Building a Self-Drawing Etch a Sketch

I built a Raspberry Pi-controlled Etch a Sketch robot that converts images into motor instructions and draws them automatically.

Python C/C++ Microcontrollers Algorithms

Video summary

I wanted to recreate detailed Etch a Sketch artwork without drawing it by hand, so I built a robot that turns the knobs for me. The video follows the whole process: buying the Etch a Sketch, attaching stepper motors, failing with an underpowered first prototype, redesigning the adapters and base plate, then getting a second version strong enough to draw reliably.

What I built

I used a Raspberry Pi, two stepper motors, custom 3D printed knob adapters, and a stronger screw-mounted plate to control the Etch a Sketch dials.

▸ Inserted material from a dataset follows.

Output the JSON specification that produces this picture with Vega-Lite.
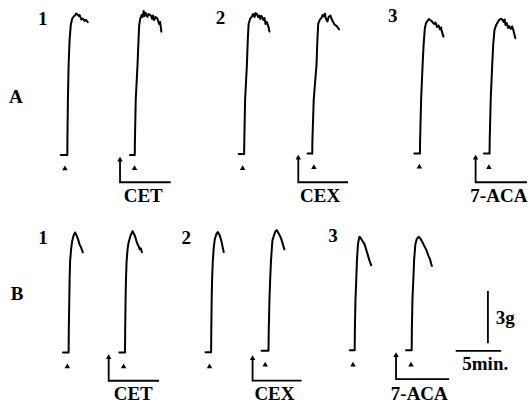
{
  "$schema": "https://vega.github.io/schema/vega-lite/v6.json",
  "width": 531,
  "height": 404,
  "autosize": {"type": "fit", "contains": "padding"},
  "padding": 0,
  "background": "white",
  "config": {"view": {"stroke": null}},
  "datasets": {
    "traces": [
      {"id":"A1a","x":61,"y":155.5},{"id":"A1a","x":67.7,"y":155.5},{"id":"A1a","x":67.8,"y":140},{"id":"A1a","x":68.3,"y":100},{"id":"A1a","x":69,"y":65},{"id":"A1a","x":70,"y":40},{"id":"A1a","x":71.2,"y":25},{"id":"A1a","x":72.5,"y":19},{"id":"A1a","x":74,"y":16.5},{"id":"A1a","x":75.5,"y":15.5},{"id":"A1a","x":76.5,"y":13.5},{"id":"A1a","x":77.7,"y":14.3},{"id":"A1a","x":79,"y":16},{"id":"A1a","x":80,"y":15},{"id":"A1a","x":81.7,"y":19.5},{"id":"A1a","x":83,"y":18.5},{"id":"A1a","x":85,"y":21},{"id":"A1a","x":86.5,"y":20},{"id":"A1a","x":88.3,"y":22.3},
      {"id":"A1b","x":130.7,"y":155.5},{"id":"A1b","x":135.5,"y":155.5},{"id":"A1b","x":135.7,"y":140},{"id":"A1b","x":136.5,"y":100},{"id":"A1b","x":138.3,"y":65},{"id":"A1b","x":139.3,"y":40},{"id":"A1b","x":140,"y":25},{"id":"A1b","x":141,"y":19},{"id":"A1b","x":142.5,"y":15},{"id":"A1b","x":143.5,"y":17},{"id":"A1b","x":144.5,"y":11},{"id":"A1b","x":145.5,"y":16},{"id":"A1b","x":146.5,"y":13},{"id":"A1b","x":148.3,"y":17},{"id":"A1b","x":149.5,"y":14},{"id":"A1b","x":151.7,"y":15.5},{"id":"A1b","x":153,"y":19},{"id":"A1b","x":154,"y":15.5},{"id":"A1b","x":155,"y":20},{"id":"A1b","x":156.5,"y":17},{"id":"A1b","x":158.3,"y":18.5},{"id":"A1b","x":160,"y":24},{"id":"A1b","x":161,"y":22},{"id":"A1b","x":162.3,"y":31.7},
      {"id":"A2a","x":240,"y":154.5},{"id":"A2a","x":245.5,"y":154.5},{"id":"A2a","x":245.7,"y":140},{"id":"A2a","x":246.5,"y":100},{"id":"A2a","x":248.3,"y":65},{"id":"A2a","x":249.2,"y":40},{"id":"A2a","x":250,"y":24},{"id":"A2a","x":251.5,"y":19},{"id":"A2a","x":253.3,"y":16.5},{"id":"A2a","x":254.5,"y":14},{"id":"A2a","x":256,"y":17},{"id":"A2a","x":257,"y":13},{"id":"A2a","x":258.3,"y":14},{"id":"A2a","x":259.5,"y":17},{"id":"A2a","x":261,"y":15.5},{"id":"A2a","x":261.7,"y":19},{"id":"A2a","x":263,"y":16},{"id":"A2a","x":265,"y":20},{"id":"A2a","x":266,"y":18},{"id":"A2a","x":267,"y":24},{"id":"A2a","x":268.3,"y":22},{"id":"A2a","x":270,"y":27},{"id":"A2a","x":271,"y":31.7},
      {"id":"A2b","x":309.3,"y":154},{"id":"A2b","x":314,"y":154},{"id":"A2b","x":314.2,"y":140},{"id":"A2b","x":315.5,"y":100},{"id":"A2b","x":318.3,"y":65},{"id":"A2b","x":319.2,"y":40},{"id":"A2b","x":320,"y":24},{"id":"A2b","x":321.5,"y":20},{"id":"A2b","x":323.3,"y":18},{"id":"A2b","x":324.5,"y":15},{"id":"A2b","x":325.7,"y":16.5},{"id":"A2b","x":326.7,"y":13.5},{"id":"A2b","x":327.5,"y":18},{"id":"A2b","x":329.3,"y":21.5},{"id":"A2b","x":330.5,"y":17},{"id":"A2b","x":332.3,"y":15.5},{"id":"A2b","x":333.5,"y":19},{"id":"A2b","x":335,"y":22},{"id":"A2b","x":336.7,"y":25},{"id":"A2b","x":338.5,"y":26},{"id":"A2b","x":341,"y":29.5},
      {"id":"A3a","x":416.7,"y":154},{"id":"A3a","x":422.3,"y":154},{"id":"A3a","x":422.5,"y":140},{"id":"A3a","x":423.5,"y":100},{"id":"A3a","x":425,"y":65},{"id":"A3a","x":426,"y":45},{"id":"A3a","x":427.3,"y":28},{"id":"A3a","x":428.5,"y":23},{"id":"A3a","x":430,"y":21},{"id":"A3a","x":431.5,"y":19},{"id":"A3a","x":432.7,"y":20},{"id":"A3a","x":434,"y":21},{"id":"A3a","x":435.5,"y":23},{"id":"A3a","x":436.7,"y":24},{"id":"A3a","x":438,"y":22.5},{"id":"A3a","x":439.5,"y":27},{"id":"A3a","x":441,"y":25.5},{"id":"A3a","x":442.5,"y":29.5},{"id":"A3a","x":443.5,"y":27.5},{"id":"A3a","x":444.5,"y":32},{"id":"A3a","x":446,"y":36.7},
      {"id":"A3b","x":486.7,"y":154},{"id":"A3b","x":492.3,"y":154},{"id":"A3b","x":492.5,"y":140},{"id":"A3b","x":493.5,"y":100},{"id":"A3b","x":495,"y":65},{"id":"A3b","x":496,"y":45},{"id":"A3b","x":497.3,"y":30},{"id":"A3b","x":499,"y":25},{"id":"A3b","x":501,"y":21.5},{"id":"A3b","x":502.5,"y":19.5},{"id":"A3b","x":504,"y":19},{"id":"A3b","x":505.5,"y":20},{"id":"A3b","x":506.5,"y":22},{"id":"A3b","x":507.5,"y":19.5},{"id":"A3b","x":508.3,"y":25},{"id":"A3b","x":509.5,"y":23},{"id":"A3b","x":511,"y":28},{"id":"A3b","x":512,"y":26},{"id":"A3b","x":513.5,"y":29},{"id":"A3b","x":515,"y":26.5},{"id":"A3b","x":516.5,"y":31},{"id":"A3b","x":518.3,"y":38.3},
      {"id":"B1a","x":63.3,"y":353.3},{"id":"B1a","x":69,"y":353.3},{"id":"B1a","x":69.2,"y":330},{"id":"B1a","x":69.7,"y":300},{"id":"B1a","x":70,"y":280},{"id":"B1a","x":70.5,"y":262},{"id":"B1a","x":71.5,"y":250},{"id":"B1a","x":72.5,"y":242},{"id":"B1a","x":74,"y":236},{"id":"B1a","x":75.5,"y":233},{"id":"B1a","x":77,"y":236},{"id":"B1a","x":78.5,"y":240},{"id":"B1a","x":80,"y":245},{"id":"B1a","x":81.5,"y":248},{"id":"B1a","x":83.3,"y":253},
      {"id":"B1b","x":120,"y":353.3},{"id":"B1b","x":125.7,"y":353.3},{"id":"B1b","x":125.9,"y":330},{"id":"B1b","x":126.3,"y":300},{"id":"B1b","x":126.7,"y":280},{"id":"B1b","x":127.3,"y":262},{"id":"B1b","x":128.3,"y":250},{"id":"B1b","x":129.3,"y":243},{"id":"B1b","x":131,"y":237},{"id":"B1b","x":133.3,"y":231.7},{"id":"B1b","x":135,"y":235},{"id":"B1b","x":136.5,"y":239},{"id":"B1b","x":137.7,"y":243.3},{"id":"B1b","x":139.5,"y":247},{"id":"B1b","x":140.5,"y":250},{"id":"B1b","x":141.7,"y":249},{"id":"B1b","x":142.7,"y":253},
      {"id":"B2a","x":206.7,"y":353},{"id":"B2a","x":212.3,"y":353},{"id":"B2a","x":212.5,"y":330},{"id":"B2a","x":212.9,"y":300},{"id":"B2a","x":213.3,"y":280},{"id":"B2a","x":214,"y":262},{"id":"B2a","x":215,"y":248},{"id":"B2a","x":216,"y":240},{"id":"B2a","x":217.5,"y":235},{"id":"B2a","x":219,"y":232.7},{"id":"B2a","x":220.5,"y":235},{"id":"B2a","x":221.7,"y":238.3},{"id":"B2a","x":223,"y":243},{"id":"B2a","x":224,"y":248},{"id":"B2a","x":225,"y":252.7},
      {"id":"B2b","x":263,"y":351.5},{"id":"B2b","x":270,"y":351.5},{"id":"B2b","x":270.3,"y":330},{"id":"B2b","x":271,"y":300},{"id":"B2b","x":271.7,"y":280},{"id":"B2b","x":272.5,"y":262},{"id":"B2b","x":273.3,"y":250},{"id":"B2b","x":274,"y":241},{"id":"B2b","x":275.5,"y":236},{"id":"B2b","x":277,"y":232},{"id":"B2b","x":278.3,"y":230.7},{"id":"B2b","x":280,"y":233.5},{"id":"B2b","x":281.7,"y":236.7},{"id":"B2b","x":283,"y":240},{"id":"B2b","x":284.5,"y":245},{"id":"B2b","x":286,"y":250},
      {"id":"B3a","x":351.7,"y":351},{"id":"B3a","x":356.7,"y":351},{"id":"B3a","x":356.9,"y":330},{"id":"B3a","x":357.5,"y":300},{"id":"B3a","x":358.3,"y":280},{"id":"B3a","x":359,"y":260},{"id":"B3a","x":360,"y":245},{"id":"B3a","x":361,"y":239},{"id":"B3a","x":361.7,"y":237.3},{"id":"B3a","x":363,"y":239},{"id":"B3a","x":364.5,"y":241.5},{"id":"B3a","x":366.7,"y":245},{"id":"B3a","x":368.5,"y":251},{"id":"B3a","x":370,"y":256},{"id":"B3a","x":371.5,"y":261},{"id":"B3a","x":373.3,"y":266},
      {"id":"B3b","x":408.3,"y":351},{"id":"B3b","x":414,"y":351},{"id":"B3b","x":414.2,"y":330},{"id":"B3b","x":414.8,"y":300},{"id":"B3b","x":415.7,"y":280},{"id":"B3b","x":416.5,"y":260},{"id":"B3b","x":417.7,"y":245},{"id":"B3b","x":419,"y":240},{"id":"B3b","x":421,"y":237.3},{"id":"B3b","x":423,"y":239.5},{"id":"B3b","x":425,"y":243},{"id":"B3b","x":426.7,"y":246.7},{"id":"B3b","x":428.5,"y":250},{"id":"B3b","x":430,"y":254},{"id":"B3b","x":431,"y":256.7},{"id":"B3b","x":432.5,"y":260},{"id":"B3b","x":433.5,"y":264},{"id":"B3b","x":434.3,"y":266.7}
    ],
    "brackets": [
      {"id":"aCET","x":120.7,"y":160},{"id":"aCET","x":120.7,"y":182.7},{"id":"aCET","x":171.7,"y":182.7},
      {"id":"aCEX","x":300,"y":158},{"id":"aCEX","x":300,"y":182.7},{"id":"aCEX","x":350,"y":182.7},
      {"id":"aACA","x":478.3,"y":158},{"id":"aACA","x":478.3,"y":182.7},{"id":"aACA","x":530,"y":182.7},
      {"id":"bCET","x":109.3,"y":358},{"id":"bCET","x":109.3,"y":381.7},{"id":"bCET","x":160,"y":381.7},
      {"id":"bCEX","x":254,"y":359},{"id":"bCEX","x":254,"y":381.5},{"id":"bCEX","x":303.3,"y":381.5},
      {"id":"bACA","x":398.3,"y":356},{"id":"bACA","x":398.3,"y":380},{"id":"bACA","x":451.7,"y":380},
      {"id":"sV","x":490.7,"y":291.7},{"id":"sV","x":490.7,"y":344},
      {"id":"sH","x":458.3,"y":351.7},{"id":"sH","x":504,"y":351.7}
    ],
    "heads": [
      {"x":120.7,"y":159.5},{"x":300,"y":157.5},{"x":478.3,"y":157.5},
      {"x":109.3,"y":357.5},{"x":254,"y":358.5},{"x":398.3,"y":355.5}
    ],
    "stim": [
      {"x":65.3,"y":168.3},{"x":135.3,"y":168},{"x":244,"y":168},{"x":315.7,"y":167},{"x":421.7,"y":166.5},{"x":491.7,"y":167},
      {"x":67.7,"y":366.7},{"x":124.3,"y":366.7},{"x":210.7,"y":366.7},{"x":266.7,"y":365},{"x":355,"y":365},{"x":413.3,"y":365}
    ],
    "labels": [
      {"t":"CET","x":144,"y":196},{"t":"CEX","x":322,"y":196},{"t":"7-ACA","x":501.7,"y":196},
      {"t":"CET","x":134,"y":395},{"t":"CEX","x":276,"y":395},{"t":"7-ACA","x":421.7,"y":395},
      {"t":"3g","x":508,"y":319},{"t":"5min.","x":488,"y":365}
    ],
    "bold": [
      {"t":"1","x":43,"y":19},{"t":"2","x":221.7,"y":18},{"t":"3","x":395,"y":16},
      {"t":"1","x":43.3,"y":238.5},{"t":"2","x":187.3,"y":238.5},{"t":"3","x":335,"y":237},
      {"t":"A","x":16,"y":97.5},{"t":"B","x":17.3,"y":294.5}
    ]
  },
  "encoding": {
    "x": {"field": "x", "type": "quantitative", "scale": {"domain": [0, 531], "nice": false, "zero": false}, "axis": null},
    "y": {"field": "y", "type": "quantitative", "scale": {"domain": [0, 404], "nice": false, "zero": false, "reverse": true}, "axis": null}
  },
  "layer": [
    {
      "data": {"name": "traces"},
      "mark": {"type": "line", "color": "black", "strokeWidth": 2, "strokeJoin": "round", "strokeCap": "round"},
      "encoding": {"detail": {"field": "id"}, "order": {"value": null}}
    },
    {
      "data": {"name": "brackets"},
      "mark": {"type": "line", "color": "black", "strokeWidth": 1.8},
      "encoding": {"detail": {"field": "id"}, "order": {"value": null}}
    },
    {
      "data": {"name": "heads"},
      "mark": {"type": "point", "shape": "triangle-up", "filled": true, "color": "black", "size": 30, "opacity": 1}
    },
    {
      "data": {"name": "stim"},
      "mark": {"type": "point", "shape": "triangle-up", "filled": true, "color": "black", "size": 30, "opacity": 1}
    },
    {
      "data": {"name": "labels"},
      "mark": {"type": "text", "font": "Liberation Serif", "fontSize": 19, "fontWeight": "bold", "color": "black", "align": "center", "baseline": "middle"},
      "encoding": {"text": {"field": "t"}}
    },
    {
      "data": {"name": "bold"},
      "mark": {"type": "text", "font": "Liberation Serif", "fontSize": 19, "fontWeight": "bold", "color": "black", "align": "center", "baseline": "middle"},
      "encoding": {"text": {"field": "t"}}
    }
  ]
}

I measured the drawing area at roughly 153 mm by 107 mm, estimated the usable resolution from the line width, and calibrated the dials into motor steps so image coordinates could be translated into physical movement.

Technical takeaways

The hardest part was converting an image into one continuous drawing path because an Etch a Sketch cannot move without making a mark. I resized images, converted them to black and white, removed small pixel clusters, connected disconnected regions with pathfinding, then used depth-first search and backtracking to generate one long path. The final robot drew in real time, but the motors ran hot, loud, and vibrated a lot, which made the physical constraints just as important as the algorithm.